* WHAT THIS TASK INVOLVES
Start with the line that contains "Rebuild this chart" and end with the line that contains "(0pt,0pt) rectangle (730pt,-525pt);"; retype those lines and the ones between them exactly, without any pictures.

* Records with drawing code
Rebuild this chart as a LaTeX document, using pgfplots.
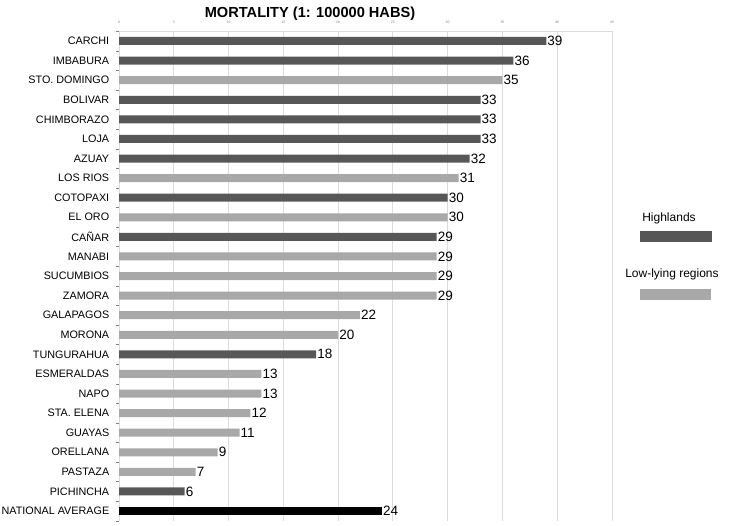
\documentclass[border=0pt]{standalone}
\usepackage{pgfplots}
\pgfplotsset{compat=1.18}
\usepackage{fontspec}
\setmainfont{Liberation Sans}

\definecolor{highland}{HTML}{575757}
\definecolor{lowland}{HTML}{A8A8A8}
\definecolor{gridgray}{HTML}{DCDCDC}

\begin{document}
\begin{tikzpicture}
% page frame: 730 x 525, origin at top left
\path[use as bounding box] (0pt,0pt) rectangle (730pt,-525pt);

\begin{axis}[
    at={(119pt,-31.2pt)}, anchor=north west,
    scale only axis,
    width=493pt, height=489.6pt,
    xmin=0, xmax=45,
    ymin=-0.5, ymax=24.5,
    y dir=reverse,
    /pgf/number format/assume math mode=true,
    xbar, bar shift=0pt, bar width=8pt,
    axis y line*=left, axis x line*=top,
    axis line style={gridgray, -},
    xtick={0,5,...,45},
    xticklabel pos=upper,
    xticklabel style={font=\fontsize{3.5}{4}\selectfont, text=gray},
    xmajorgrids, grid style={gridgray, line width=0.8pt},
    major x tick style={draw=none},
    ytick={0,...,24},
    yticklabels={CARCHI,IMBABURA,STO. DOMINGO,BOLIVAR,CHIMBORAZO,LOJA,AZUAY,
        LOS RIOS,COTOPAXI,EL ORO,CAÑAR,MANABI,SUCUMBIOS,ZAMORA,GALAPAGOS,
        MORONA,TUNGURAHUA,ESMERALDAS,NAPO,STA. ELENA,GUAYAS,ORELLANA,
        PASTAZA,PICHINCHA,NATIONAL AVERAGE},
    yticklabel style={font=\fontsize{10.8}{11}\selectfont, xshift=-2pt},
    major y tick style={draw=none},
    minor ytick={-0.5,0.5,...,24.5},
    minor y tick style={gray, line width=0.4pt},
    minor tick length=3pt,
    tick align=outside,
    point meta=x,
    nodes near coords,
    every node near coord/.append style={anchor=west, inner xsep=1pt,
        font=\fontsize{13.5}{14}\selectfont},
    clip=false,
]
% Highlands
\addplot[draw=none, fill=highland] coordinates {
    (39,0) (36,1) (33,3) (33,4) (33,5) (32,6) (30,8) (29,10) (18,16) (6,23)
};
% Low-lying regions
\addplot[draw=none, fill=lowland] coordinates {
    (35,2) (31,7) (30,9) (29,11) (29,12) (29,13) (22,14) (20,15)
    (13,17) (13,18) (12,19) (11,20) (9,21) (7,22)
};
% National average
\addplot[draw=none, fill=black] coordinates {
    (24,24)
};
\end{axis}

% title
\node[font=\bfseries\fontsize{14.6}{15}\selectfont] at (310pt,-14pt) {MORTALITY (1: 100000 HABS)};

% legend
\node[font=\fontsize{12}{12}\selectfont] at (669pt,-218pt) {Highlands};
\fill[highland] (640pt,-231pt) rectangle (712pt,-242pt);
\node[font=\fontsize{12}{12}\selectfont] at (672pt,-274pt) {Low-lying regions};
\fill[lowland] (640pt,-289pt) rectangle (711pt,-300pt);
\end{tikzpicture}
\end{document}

* * *

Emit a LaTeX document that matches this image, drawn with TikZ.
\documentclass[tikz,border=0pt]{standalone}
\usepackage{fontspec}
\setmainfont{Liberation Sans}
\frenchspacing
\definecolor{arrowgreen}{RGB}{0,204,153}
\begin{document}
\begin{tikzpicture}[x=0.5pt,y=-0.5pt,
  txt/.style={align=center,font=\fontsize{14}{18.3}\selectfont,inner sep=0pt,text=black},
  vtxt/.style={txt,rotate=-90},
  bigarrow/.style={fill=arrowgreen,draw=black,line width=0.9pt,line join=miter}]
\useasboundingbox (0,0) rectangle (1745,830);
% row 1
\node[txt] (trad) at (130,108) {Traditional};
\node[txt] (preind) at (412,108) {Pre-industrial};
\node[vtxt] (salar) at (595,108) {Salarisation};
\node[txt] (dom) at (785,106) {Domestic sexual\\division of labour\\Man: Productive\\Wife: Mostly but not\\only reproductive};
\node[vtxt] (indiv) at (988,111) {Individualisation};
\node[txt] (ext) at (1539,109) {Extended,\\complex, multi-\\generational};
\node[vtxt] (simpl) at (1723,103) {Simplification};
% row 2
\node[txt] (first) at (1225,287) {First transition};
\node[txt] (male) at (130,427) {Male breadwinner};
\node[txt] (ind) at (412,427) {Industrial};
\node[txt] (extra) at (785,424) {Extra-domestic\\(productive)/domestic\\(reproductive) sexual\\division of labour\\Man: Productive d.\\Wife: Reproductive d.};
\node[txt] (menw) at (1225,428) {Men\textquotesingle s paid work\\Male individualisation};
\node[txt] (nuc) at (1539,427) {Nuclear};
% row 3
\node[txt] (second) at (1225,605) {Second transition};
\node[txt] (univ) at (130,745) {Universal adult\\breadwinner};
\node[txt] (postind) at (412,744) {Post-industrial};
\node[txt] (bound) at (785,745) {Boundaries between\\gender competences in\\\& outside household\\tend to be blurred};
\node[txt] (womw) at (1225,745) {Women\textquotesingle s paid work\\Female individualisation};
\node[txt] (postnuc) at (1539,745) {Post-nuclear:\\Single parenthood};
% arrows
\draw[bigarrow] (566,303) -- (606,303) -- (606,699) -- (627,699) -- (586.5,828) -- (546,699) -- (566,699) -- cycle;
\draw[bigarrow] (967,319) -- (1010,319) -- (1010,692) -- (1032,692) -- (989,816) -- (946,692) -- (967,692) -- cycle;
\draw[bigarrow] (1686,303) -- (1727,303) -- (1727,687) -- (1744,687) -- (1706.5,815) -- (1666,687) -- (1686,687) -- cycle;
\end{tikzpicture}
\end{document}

* RESULT OF THIS TASK
Rebuild this chart as a LaTeX document, using pgfplots.
\documentclass[border=0pt]{standalone}
\usepackage{pgfplots}
\pgfplotsset{compat=1.18}
\usepackage{fontspec}
\setmainfont{Liberation Sans}

\definecolor{highland}{HTML}{575757}
\definecolor{lowland}{HTML}{A8A8A8}
\definecolor{gridgray}{HTML}{DCDCDC}

\begin{document}
\begin{tikzpicture}
% page frame: 730 x 525, origin at top left
\path[use as bounding box] (0pt,0pt) rectangle (730pt,-525pt);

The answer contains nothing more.